Monday, February 28, 2011

Quick Labs

Some quick labs from one of the Honors Physics classes.  They conceived, designed, executed, and presented these on a white board in a period and a half (one period's the goal - we'll work on it!).
  • This group created a mostly empirical model relating the height to which an air track glider would rebound off of an elastic bumper, based on the height from which it was released.  They created a model of the "effective friction coefficient" based on the data, though they realized about halfway through that the bumper's probably the show, and that, with some more data, they could investigate the energy loss in the bumper as a function of v.

  • This group predicted how far a block would slide down a ramp (slowed by friction and a spring) before it stopped and was stuck by static friction.  

      Here are some "before" and "after" pictures: it was a pretty good prediction!


  • This group found the difference in the average force delivered with a "poke" and with a "flick" to a cart tethered by two springs. 

  •  This group predicted where a ball would land after rolling down a ramp and falling off of a table.  Their results were interesting: all were short, but the smallest solid balls were the best.  They made a surprising conclusion about rotational kinetic energy, which they hadn't even known existed before today!

      The balls' landing positions, with the roll of tape being the target:

  •  This group also tried a "ramp and hit the target" experiment.  They slid a mass down the ramp and tried to land in the foam catch box.

Friday, February 25, 2011

Quick Labs

Some more quick lab results:
  • Alex and Mike let an air track glider accelerate down an inclined track and fly off of the table, predicting where it would land (and placing a catch box there to protect my expensive gliders!).

Here are some videos of their attempts:
Success! (They realized that the end of the track has no air holes and slows the cart down a bit)
  • Haley and RJ tried to predict the amount that an air track bumper would compress while reversing the cart's motion.  They figured out that the rubber band isn't a linear spring, which colors their results a bit.

     A screenshot from them using Logger Pro and a video of the cart's turnaround to find the amount that the rubber band bent:

Wednesday, February 23, 2011

Quick Labs

Honors physics did some quick labs today - labs conceived, designed, executed, and presented on a white board within a single period.

Here's what they did:
  • Sandra and Jason - found the coefficient of kinetic friction between an air track and its glider, sans air!
  •  Danica and Steven - predicted how far a cart would roll down the ramp before being stopped by a spring
  •  Kati and Jayme - also determined the coefficient of kinetic friction between an air track glider and an air track, without the air on. 

Extra fun: why do you think that Jason's and Sandra's coefficient of friction was higher than Kati's and Jayme's?  Both are perhaps surprisingly high, but the track really stopped the carts surprisingly quickly!  Add your favorite theory in the comments!

Tuesday, February 15, 2011


Zach and Chris did a "quick lab" (conceived, executed, analyzed, and presented during a single class period) this week on the forces exerted on the basketball as Chris shoots a (perfect) shot.

In their own words:
The Question - "How much force (friction) is used to spin the basketball compared to the normal force used to propel it? "

The Design - "We recorded Chris taking a shot just short of the free throw line.  We analyzed the video on Logger Pro to determine the initial velocity and the acceleration of the ball.  We also were able to determine the angular velocity and acceleration of the ball. "

The Physics - "We used the known information to calculate the normal force on the ball from Chris's hand, and also the frictional force used to spin the ball."

The Whiteboard:

The Takeaway - "About 20% of the total force used to shoot the ball was used to spin it, and Chris's jumper is silky smooth."

Friday, February 11, 2011

On A Roll

Kyle and Joseph did a "quick lab" (conceived, executed, analyzed, and presented during a single class period) this week on the rotational inertia of a roll of masking tape.

In their own words:
The Question - "What is the moment of inertia of a roll of masking tape?
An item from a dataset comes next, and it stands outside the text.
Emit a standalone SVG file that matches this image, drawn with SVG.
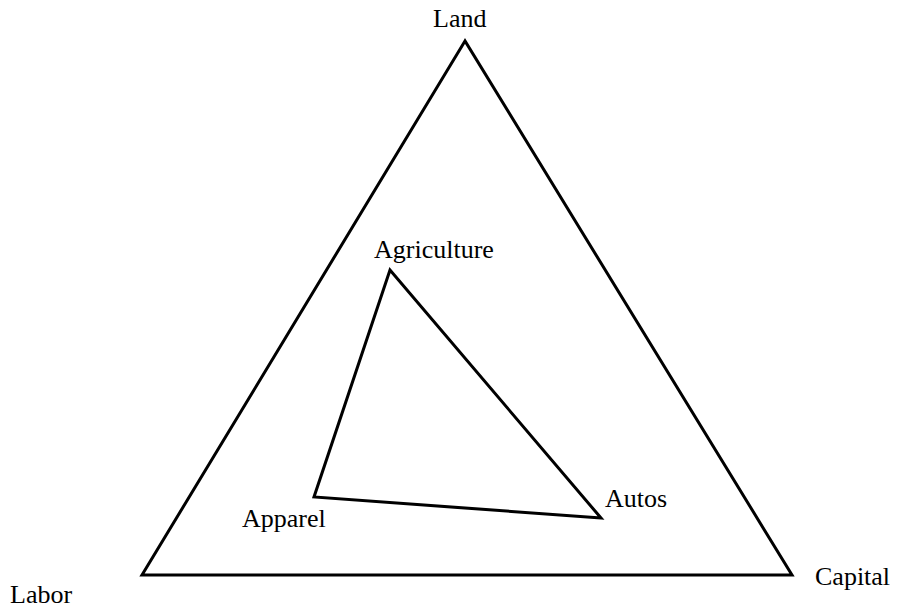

What is the coefficient of the moment of inertia for the tape as compared to a uniform annulus?"

The Design - "2 ramps of different and changeable angles, one with the masking tape rolling and one with a frictionless object.  Angles are changed so that the two objects have the same acceleration."

The race is shown here: pretty much the desired tie.  The video's a little dark because it was shot at 300 fps.

The Physics - "We used the net torque and net force equations to solve for the inertia.  We used the linear acceleration to find the angular acceleration.  The coefficient of the moment of inertia is the moment of inertia divided by the mass multiplied by the radius squared."

The Whiteboard: 

The Takeaway - "Our moment of inertia calculation was a little bit off as compared to an annulus of the same dimensions, but not too far off. One of our assumptions was that the tape was of uniform density. Since the tape also had cardboard to keep its shape, our experimental moment of inertia was not completely accurate."